NY court restores Saudi Arabia in Sept. 11 lawsuit

NY court restores Saudi Arabia in Sept. 11 lawsuit
In this Sept. 12, 2001 file photo, firefighters pour water on the still smoldering World Trade Center 7, left, in New York. (AP Photo/Nick Fanelli, File)
NEW YORK (AP) — A federal appeals court reinstated Saudi Arabia as a defendant Thursday in lawsuits claiming it had provided support to al-Qaida prior to the Sept. 11 attacks.

A three-judge panel of the 2nd U.S. Circuit Court of Appeals said restoring Saudi Arabia was necessary to be consistent with a ruling by a different 2nd Circuit panel that allowed another lawsuit to go forward in which a man sued Afghanistan and other defendants for the death of his wife in the Sept. 11 attacks.

The 2nd Circuit and a lower court had previously ruled that Saudi Arabia was protected by sovereign immunity, which generally means that foreign countries can't be sued in American courts.

But in its latest ruling, the 2nd Circuit said a legal exception existed that would allow Saudi Arabia to remain as a defendant, just as Afghanistan remained in the similar case.

"The procedural history of this case produced inconsistent results between two sets of plaintiffs suing for damages based on the same incident," the appeals court said in a decision written by Circuit Judge Chester J. Straub. "We conclude that the circumstances here are 'extraordinary' and warrant relief."
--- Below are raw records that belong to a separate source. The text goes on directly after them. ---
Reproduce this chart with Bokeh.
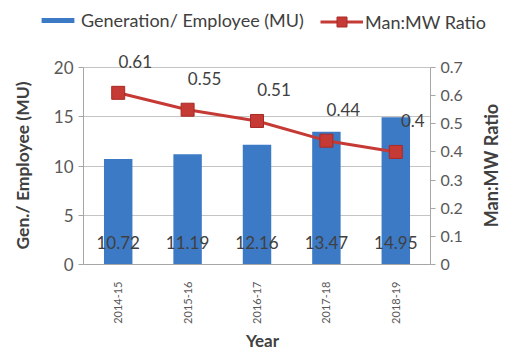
import math
from bokeh.plotting import figure
from bokeh.models import (ColumnDataSource, Range1d, LinearAxis, FixedTicker,
                          Legend, LegendItem, FactorRange, Label)
from bokeh.core.properties import value
from bokeh.embed import file_html
from bokeh.resources import INLINE

years = ["2014-15", "2015-16", "2016-17", "2017-18", "2018-19"]
gen_per_employee = [10.72, 11.19, 12.16, 13.47, 14.95]
man_mw_ratio = [0.61, 0.55, 0.51, 0.44, 0.40]
gen_labels = ["10.72", "11.19", "12.16", "13.47", "14.95"]
ratio_labels = ["0.61", "0.55", "0.51", "0.44", "0.4"]
left_ticks = [0, 5, 10, 15, 20]
right_ticks = [0, 0.1, 0.2, 0.3, 0.4, 0.5, 0.6, 0.7]
LEFT_MAX = 20
RIGHT_MAX = 0.7

FONT = "Lato"
TXT = "#595959"
DARK = "#404040"
AXC = "#a6a6a6"
BLUE = "#3c7ac6"
RED = "#c63a36"
RED_EDGE = "#a82a27"

# ---- layout (pixels): frame covers the canvas, axes fixed inside it
W, H = 505, 350
FRAME_L, FRAME_B = 8, 0
AX_L, AX_R, AX_TOP, AX_BOT = 83, 430, 67, 264
n = len(years)
cat_px = (AX_R - AX_L) / n
pad = (AX_L - FRAME_L) / cat_px     # equal both sides: 505-430 == 83-8
px_per_unit = (AX_BOT - AX_TOP) / LEFT_MAX
y_lo = -((H - FRAME_B) - AX_BOT) / px_per_unit
y_hi = LEFT_MAX + AX_TOP / px_per_unit
scale_r = RIGHT_MAX / LEFT_MAX


def sx(px):  # page x -> frame screen x
    return px - FRAME_L


def sy(py):  # page y -> frame screen y (from bottom)
    return (H - FRAME_B) - py


src = ColumnDataSource(dict(year=years, gen=gen_per_employee, ratio=man_mw_ratio,
                            gl=gen_labels, rl=ratio_labels, zero=[0] * n))

p = figure(width=W, height=H,
           x_range=FactorRange(*years, range_padding=2 * pad / n,
                               range_padding_units="percent"),
           y_range=Range1d(y_lo, y_hi), output_backend="svg",
           toolbar_location=None, min_border_left=FRAME_L, min_border_right=0,
           min_border_top=0, min_border_bottom=FRAME_B)
p.extra_y_ranges = {"ratio": Range1d(y_lo * scale_r, y_hi * scale_r)}
p.outline_line_color = None

# grid
p.xgrid.grid_line_color = None
g = p.ygrid[0]
g.grid_line_color = "#c4c4c4"
g.ticker = FixedTicker(ticks=left_ticks[1:])
if "cross_bounds" in g.properties():
    g.cross_bounds = (0, n)
    g.bounds = (0, LEFT_MAX)
else:
    g.visible = False
    p.segment(x0=[0] * (len(left_ticks) - 1), x1=[n] * (len(left_ticks) - 1),
              y0=left_ticks[1:], y1=left_ticks[1:], line_color="#c4c4c4",
              line_width=1)

bars = p.vbar(x="year", top="gen", width=0.41, source=src, fill_color=BLUE,
              line_color=None)
r_line = p.line(x="year", y="ratio", source=src, y_range_name="ratio",
                line_color=RED, line_width=3)
r_mark = p.scatter(x="year", y="ratio", source=src, y_range_name="ratio",
                   marker="square", size=13, fill_color=RED, line_color=RED_EDGE,
                   line_width=1)

p.text(x="year", y="zero", text="gl", source=src, text_align="center",
       text_baseline="middle", y_offset=-22, text_font=value(FONT),
       text_font_size="17px", text_color=DARK)
p.text(x="year", y="ratio", text="rl", source=src, y_range_name="ratio",
       text_align="center", text_baseline="middle", x_offset=17, y_offset=-31,
       text_font=value(FONT), text_font_size="17px", text_color=DARK)

# left axis
ya = p.yaxis[0]
ya.fixed_location = 0
ya.ticker = FixedTicker(ticks=left_ticks)
ya.bounds = (0, LEFT_MAX)
ya.major_label_text_font = FONT
ya.major_label_text_font_size = "17px"
ya.major_label_text_color = TXT
ya.axis_line_color = AXC
ya.major_tick_line_color = AXC
ya.major_tick_out = 5
ya.major_tick_in = 0
ya.minor_tick_line_color = None
ya.major_label_standoff = 5

# right axis
ra = LinearAxis(y_range_name="ratio", ticker=FixedTicker(ticks=right_ticks))
ra.fixed_location = n
ra.bounds = (0, RIGHT_MAX)
ra.major_label_overrides = {0: "0"}
ra.major_label_text_font = FONT
ra.major_label_text_font_size = "16px"
ra.major_label_text_color = TXT
ra.axis_line_color = AXC
ra.major_tick_line_color = AXC
ra.major_tick_out = 5
ra.major_tick_in = 0
ra.minor_tick_line_color = None
ra.major_label_standoff = 5
p.add_layout(ra, "right")

# bottom axis
xa = p.xaxis[0]
xa.fixed_location = 0
xa.bounds = (0, n)
xa.major_label_orientation = 1.5708
xa.major_label_text_font = FONT
xa.major_label_text_font_size = "11px"
xa.major_label_text_color = TXT
xa.axis_line_color = AXC
xa.major_tick_line_color = None
xa.major_label_standoff = 11

# axis titles
title_kw = dict(x_units="screen", y_units="screen", text_font=FONT,
                text_font_style="bold", text_color=DARK, text_align="center",
                text_baseline="middle")
p.add_layout(Label(x=sx(22), y=sy(165), text="Gen./ Employee (MU)",
                   angle=math.pi / 2, text_font_size="17.5px", **title_kw))
p.add_layout(Label(x=sx(490), y=sy(165), text="Man:MW Ratio",
                   angle=math.pi / 2, text_font_size="18px", **title_kw))
p.add_layout(Label(x=sx(262), y=sy(340), text="Year",
                   text_font_size="17px", **title_kw))

# legends (location = bottom-left of legend box, relative to the frame)
leg1 = Legend(items=[LegendItem(label="Generation/ Employee (MU)", renderers=[bars])],
              location=(sx(37), sy(31)), glyph_width=41,
              glyph_height=6, orientation="horizontal", padding=0, margin=0,
              label_standoff=3, border_line_color=None, background_fill_alpha=0,
              label_text_font=FONT, label_text_font_size="18px",
              label_text_color=DARK, label_height=20)
leg2 = Legend(items=[LegendItem(label="Man:MW Ratio", renderers=[r_line, r_mark])],
              location=(sx(320), sy(34)), glyph_width=43,
              glyph_height=25, orientation="horizontal", padding=0, margin=0,
              label_standoff=2, border_line_color=None, background_fill_alpha=0,
              label_text_font=FONT, label_text_font_size="18px",
              label_text_color=DARK, label_height=20)
p.add_layout(leg1, "center")
p.add_layout(leg2, "center")

open("out.html", "w").write(file_html(p, INLINE))
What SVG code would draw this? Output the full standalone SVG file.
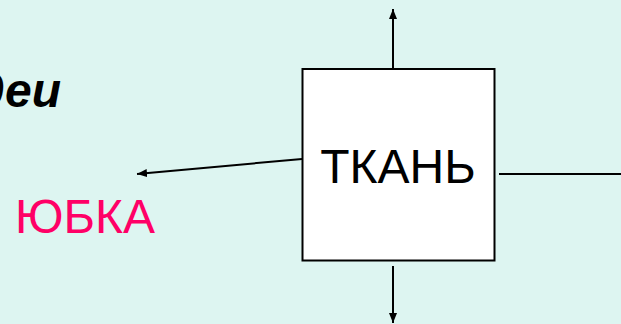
<svg xmlns="http://www.w3.org/2000/svg" width="621" height="324" viewBox="0 0 621 324">
<style>
.lbl{font-family:"Liberation Sans",Arial,sans-serif;font-size:48px}
.conn{stroke:#000;stroke-width:2;fill:none}
</style>
<defs>
<marker id="ah" viewBox="0 0 10 8" refX="10" refY="4" markerWidth="10" markerHeight="8" markerUnits="userSpaceOnUse" orient="auto">
<path d="M0,0 L10,4 L0,8 Z" fill="#000"/>
</marker>
</defs>
<rect width="621" height="324" fill="#DDF5F1"/>
<g id="title">
<text class="lbl" x="61" y="107" text-anchor="end" font-weight="bold" font-style="italic" fill="#000">деи</text>
</g>
<g id="connectors">
<line class="conn" x1="393" y1="68" x2="393" y2="9" marker-end="url(#ah)"/>
<line class="conn" x1="393" y1="266" x2="393" y2="323" marker-end="url(#ah)"/>
<line class="conn" x1="302" y1="159" x2="137" y2="174" marker-end="url(#ah)"/>
<line class="conn" x1="499" y1="174" x2="621" y2="174"/>
</g>
<g id="node-tkan">
<rect x="302.5" y="69" width="192" height="191.5" fill="#fff" stroke="#000" stroke-width="2"/>
<text class="lbl" x="398" y="183" text-anchor="middle" fill="#000">ТКАНЬ</text>
</g>
<g id="node-yubka">
<text class="lbl" x="85" y="233" text-anchor="middle" fill="#FF0066">ЮБКА</text>
</g>
</svg>
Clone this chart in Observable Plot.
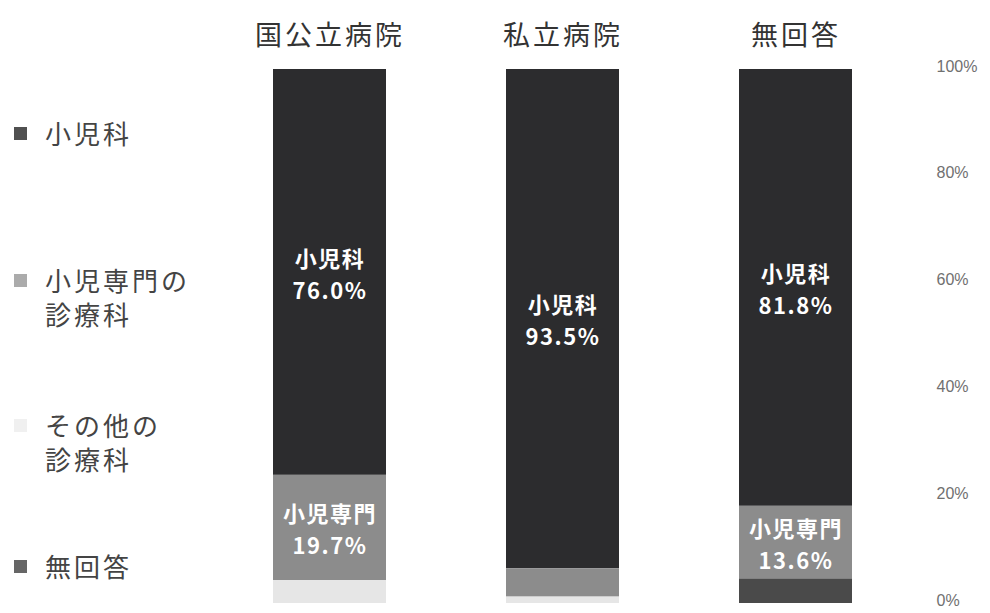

The lawsuits were brought in 2002 and afterward against countries, companies and organizations accused of aiding al-Qaida and other terrorist groups. They sought billions of dollars in damages.

In the lawsuits, lawyers argued that the Sept. 11 attacks had been planned for years by a network of Islamic militants with the assistance of banks, governments and individuals.

Lawyers in the Sept. 11 cases have frequently cited the report by the Sept. 11 Commission. Lawyers for the plaintiffs have said the commission supported their argument that Saudi Arabia had long been considered the primary source of al-Qaida funding while lawyers for Saudi Arabia have argued that the commission found no evidence that the Saudi government as an institution or senior Saudi officials individually funded al-Qaida.

Lawyers on both sides did not immediately return messages for comment.